__WHAT TO PRODUCE__
Restate all the material verbatim, except for the pictures.

__MATERIAL SUPPLIED__
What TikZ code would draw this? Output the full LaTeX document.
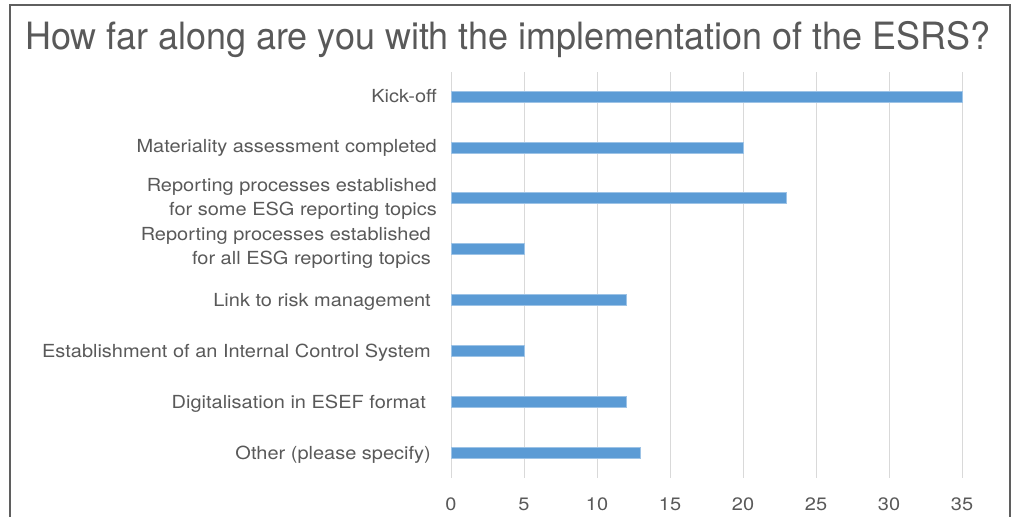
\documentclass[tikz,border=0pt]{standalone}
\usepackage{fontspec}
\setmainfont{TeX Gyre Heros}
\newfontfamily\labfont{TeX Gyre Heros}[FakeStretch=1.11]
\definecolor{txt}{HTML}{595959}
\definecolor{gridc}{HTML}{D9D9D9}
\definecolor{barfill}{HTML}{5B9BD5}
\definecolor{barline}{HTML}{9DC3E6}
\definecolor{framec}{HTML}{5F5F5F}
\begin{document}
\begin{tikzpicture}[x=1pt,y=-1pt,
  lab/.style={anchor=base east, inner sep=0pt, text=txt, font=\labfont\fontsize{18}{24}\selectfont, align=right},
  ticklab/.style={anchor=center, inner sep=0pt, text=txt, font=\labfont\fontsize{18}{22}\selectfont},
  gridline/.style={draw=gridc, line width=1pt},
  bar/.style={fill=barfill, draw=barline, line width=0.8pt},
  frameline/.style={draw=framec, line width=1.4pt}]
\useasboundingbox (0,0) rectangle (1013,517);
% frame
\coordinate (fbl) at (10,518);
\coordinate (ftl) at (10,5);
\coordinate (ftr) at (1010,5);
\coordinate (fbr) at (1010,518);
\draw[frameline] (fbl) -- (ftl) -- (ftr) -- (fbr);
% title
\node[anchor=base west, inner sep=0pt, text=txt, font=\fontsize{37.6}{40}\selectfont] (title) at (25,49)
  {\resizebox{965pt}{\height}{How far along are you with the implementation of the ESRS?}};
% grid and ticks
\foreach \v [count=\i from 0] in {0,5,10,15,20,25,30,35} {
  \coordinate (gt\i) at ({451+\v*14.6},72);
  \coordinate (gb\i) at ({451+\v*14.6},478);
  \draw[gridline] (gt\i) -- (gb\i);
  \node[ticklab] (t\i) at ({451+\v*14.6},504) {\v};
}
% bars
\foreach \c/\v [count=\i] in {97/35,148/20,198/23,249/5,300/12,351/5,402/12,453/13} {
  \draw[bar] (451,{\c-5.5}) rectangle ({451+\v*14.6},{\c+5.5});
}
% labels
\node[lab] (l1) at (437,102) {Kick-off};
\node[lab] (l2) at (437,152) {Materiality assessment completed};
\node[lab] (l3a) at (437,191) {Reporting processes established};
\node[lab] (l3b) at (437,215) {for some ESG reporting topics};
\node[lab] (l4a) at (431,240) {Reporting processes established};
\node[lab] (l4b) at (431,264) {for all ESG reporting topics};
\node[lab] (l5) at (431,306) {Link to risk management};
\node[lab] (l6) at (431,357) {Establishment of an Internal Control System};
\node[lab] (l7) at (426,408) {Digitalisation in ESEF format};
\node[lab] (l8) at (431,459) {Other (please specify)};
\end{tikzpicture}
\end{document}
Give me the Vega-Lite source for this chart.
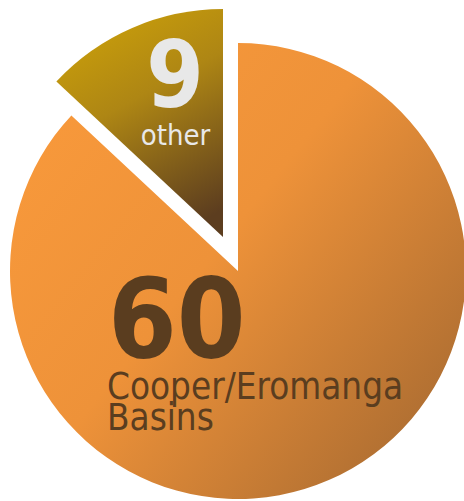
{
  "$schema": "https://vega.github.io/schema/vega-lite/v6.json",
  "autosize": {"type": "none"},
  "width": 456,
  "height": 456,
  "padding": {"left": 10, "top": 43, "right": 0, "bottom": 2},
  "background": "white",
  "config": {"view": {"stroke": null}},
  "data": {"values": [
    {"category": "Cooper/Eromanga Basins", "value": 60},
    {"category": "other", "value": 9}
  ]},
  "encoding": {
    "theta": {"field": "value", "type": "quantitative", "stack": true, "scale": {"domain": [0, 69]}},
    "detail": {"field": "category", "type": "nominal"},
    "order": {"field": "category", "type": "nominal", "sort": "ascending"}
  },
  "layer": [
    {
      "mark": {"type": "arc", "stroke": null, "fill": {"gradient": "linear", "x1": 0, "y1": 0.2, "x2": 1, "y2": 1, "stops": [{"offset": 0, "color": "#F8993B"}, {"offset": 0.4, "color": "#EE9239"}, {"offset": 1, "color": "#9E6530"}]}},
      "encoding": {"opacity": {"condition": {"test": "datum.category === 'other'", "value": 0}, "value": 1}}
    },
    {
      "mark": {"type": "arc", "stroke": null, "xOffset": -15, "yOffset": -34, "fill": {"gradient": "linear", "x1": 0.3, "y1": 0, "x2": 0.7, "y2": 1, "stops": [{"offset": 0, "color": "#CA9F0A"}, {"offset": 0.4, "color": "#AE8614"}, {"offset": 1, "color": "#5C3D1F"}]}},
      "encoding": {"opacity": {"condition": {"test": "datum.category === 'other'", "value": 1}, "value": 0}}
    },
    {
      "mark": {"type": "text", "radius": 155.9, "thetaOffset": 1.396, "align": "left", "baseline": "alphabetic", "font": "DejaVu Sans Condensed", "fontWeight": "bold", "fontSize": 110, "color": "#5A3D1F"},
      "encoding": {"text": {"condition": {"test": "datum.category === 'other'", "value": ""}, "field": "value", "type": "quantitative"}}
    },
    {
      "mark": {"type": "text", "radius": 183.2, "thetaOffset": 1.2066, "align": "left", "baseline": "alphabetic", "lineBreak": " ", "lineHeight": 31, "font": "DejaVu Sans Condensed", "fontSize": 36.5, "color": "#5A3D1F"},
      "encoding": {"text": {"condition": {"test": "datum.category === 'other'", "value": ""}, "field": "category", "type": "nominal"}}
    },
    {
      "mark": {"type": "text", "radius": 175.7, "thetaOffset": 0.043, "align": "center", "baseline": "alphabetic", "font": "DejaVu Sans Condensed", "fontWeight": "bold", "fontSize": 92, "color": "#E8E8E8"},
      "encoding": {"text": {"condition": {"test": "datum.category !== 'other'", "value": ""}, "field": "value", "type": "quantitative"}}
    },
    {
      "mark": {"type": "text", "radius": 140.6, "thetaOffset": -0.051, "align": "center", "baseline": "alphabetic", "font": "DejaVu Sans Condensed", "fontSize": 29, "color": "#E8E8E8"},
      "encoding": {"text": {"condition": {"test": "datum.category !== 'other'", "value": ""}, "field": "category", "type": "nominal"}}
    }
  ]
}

__SOLVED EXERCISE__
What TikZ code would draw this? Output the full LaTeX document.
\documentclass[tikz,border=0pt]{standalone}
\usepackage{fontspec}
\setmainfont{TeX Gyre Heros}
\newfontfamily\labfont{TeX Gyre Heros}[FakeStretch=1.11]
\definecolor{txt}{HTML}{595959}
\definecolor{gridc}{HTML}{D9D9D9}
\definecolor{barfill}{HTML}{5B9BD5}
\definecolor{barline}{HTML}{9DC3E6}
\definecolor{framec}{HTML}{5F5F5F}
\begin{document}
\begin{tikzpicture}[x=1pt,y=-1pt,
  lab/.style={anchor=base east, inner sep=0pt, text=txt, font=\labfont\fontsize{18}{24}\selectfont, align=right},
  ticklab/.style={anchor=center, inner sep=0pt, text=txt, font=\labfont\fontsize{18}{22}\selectfont},
  gridline/.style={draw=gridc, line width=1pt},
  bar/.style={fill=barfill, draw=barline, line width=0.8pt},
  frameline/.style={draw=framec, line width=1.4pt}]
\useasboundingbox (0,0) rectangle (1013,517);
% frame
\coordinate (fbl) at (10,518);
\coordinate (ftl) at (10,5);
\coordinate (ftr) at (1010,5);
\coordinate (fbr) at (1010,518);
\draw[frameline] (fbl) -- (ftl) -- (ftr) -- (fbr);
% title
\node[anchor=base west, inner sep=0pt, text=txt, font=\fontsize{37.6}{40}\selectfont] (title) at (25,49)
  {\resizebox{965pt}{\height}{How far along are you with the implementation of the ESRS?}};
% grid and ticks
\foreach \v [count=\i from 0] in {0,5,10,15,20,25,30,35} {
  \coordinate (gt\i) at ({451+\v*14.6},72);
  \coordinate (gb\i) at ({451+\v*14.6},478);
  \draw[gridline] (gt\i) -- (gb\i);
  \node[ticklab] (t\i) at ({451+\v*14.6},504) {\v};
}
% bars
\foreach \c/\v [count=\i] in {97/35,148/20,198/23,249/5,300/12,351/5,402/12,453/13} {
  \draw[bar] (451,{\c-5.5}) rectangle ({451+\v*14.6},{\c+5.5});
}
% labels
\node[lab] (l1) at (437,102) {Kick-off};
\node[lab] (l2) at (437,152) {Materiality assessment completed};
\node[lab] (l3a) at (437,191) {Reporting processes established};
\node[lab] (l3b) at (437,215) {for some ESG reporting topics};
\node[lab] (l4a) at (431,240) {Reporting processes established};
\node[lab] (l4b) at (431,264) {for all ESG reporting topics};
\node[lab] (l5) at (431,306) {Link to risk management};
\node[lab] (l6) at (431,357) {Establishment of an Internal Control System};
\node[lab] (l7) at (426,408) {Digitalisation in ESEF format};
\node[lab] (l8) at (431,459) {Other (please specify)};
\end{tikzpicture}
\end{document}
Give me the Vega-Lite source for this chart.
{
  "$schema": "https://vega.github.io/schema/vega-lite/v6.json",
  "autosize": {"type": "none"},
  "width": 456,
  "height": 456,
  "padding": {"left": 10, "top": 43, "right": 0, "bottom": 2},
  "background": "white",
  "config": {"view": {"stroke": null}},
  "data": {"values": [
    {"category": "Cooper/Eromanga Basins", "value": 60},
    {"category": "other", "value": 9}
  ]},
  "encoding": {
    "theta": {"field": "value", "type": "quantitative", "stack": true, "scale": {"domain": [0, 69]}},
    "detail": {"field": "category", "type": "nominal"},
    "order": {"field": "category", "type": "nominal", "sort": "ascending"}
  },
  "layer": [
    {
      "mark": {"type": "arc", "stroke": null, "fill": {"gradient": "linear", "x1": 0, "y1": 0.2, "x2": 1, "y2": 1, "stops": [{"offset": 0, "color": "#F8993B"}, {"offset": 0.4, "color": "#EE9239"}, {"offset": 1, "color": "#9E6530"}]}},
      "encoding": {"opacity": {"condition": {"test": "datum.category === 'other'", "value": 0}, "value": 1}}
    },
    {
      "mark": {"type": "arc", "stroke": null, "xOffset": -15, "yOffset": -34, "fill": {"gradient": "linear", "x1": 0.3, "y1": 0, "x2": 0.7, "y2": 1, "stops": [{"offset": 0, "color": "#CA9F0A"}, {"offset": 0.4, "color": "#AE8614"}, {"offset": 1, "color": "#5C3D1F"}]}},
      "encoding": {"opacity": {"condition": {"test": "datum.category === 'other'", "value": 1}, "value": 0}}
    },
    {
      "mark": {"type": "text", "radius": 155.9, "thetaOffset": 1.396, "align": "left", "baseline": "alphabetic", "font": "DejaVu Sans Condensed", "fontWeight": "bold", "fontSize": 110, "color": "#5A3D1F"},
      "encoding": {"text": {"condition": {"test": "datum.category === 'other'", "value": ""}, "field": "value", "type": "quantitative"}}
    },
    {
      "mark": {"type": "text", "radius": 183.2, "thetaOffset": 1.2066, "align": "left", "baseline": "alphabetic", "lineBreak": " ", "lineHeight": 31, "font": "DejaVu Sans Condensed", "fontSize": 36.5, "color": "#5A3D1F"},
      "encoding": {"text": {"condition": {"test": "datum.category === 'other'", "value": ""}, "field": "category", "type": "nominal"}}
    },
    {
      "mark": {"type": "text", "radius": 175.7, "thetaOffset": 0.043, "align": "center", "baseline": "alphabetic", "font": "DejaVu Sans Condensed", "fontWeight": "bold", "fontSize": 92, "color": "#E8E8E8"},
      "encoding": {"text": {"condition": {"test": "datum.category !== 'other'", "value": ""}, "field": "value", "type": "quantitative"}}
    },
    {
      "mark": {"type": "text", "radius": 140.6, "thetaOffset": -0.051, "align": "center", "baseline": "alphabetic", "font": "DejaVu Sans Condensed", "fontSize": 29, "color": "#E8E8E8"},
      "encoding": {"text": {"condition": {"test": "datum.category !== 'other'", "value": ""}, "field": "category", "type": "nominal"}}
    }
  ]
}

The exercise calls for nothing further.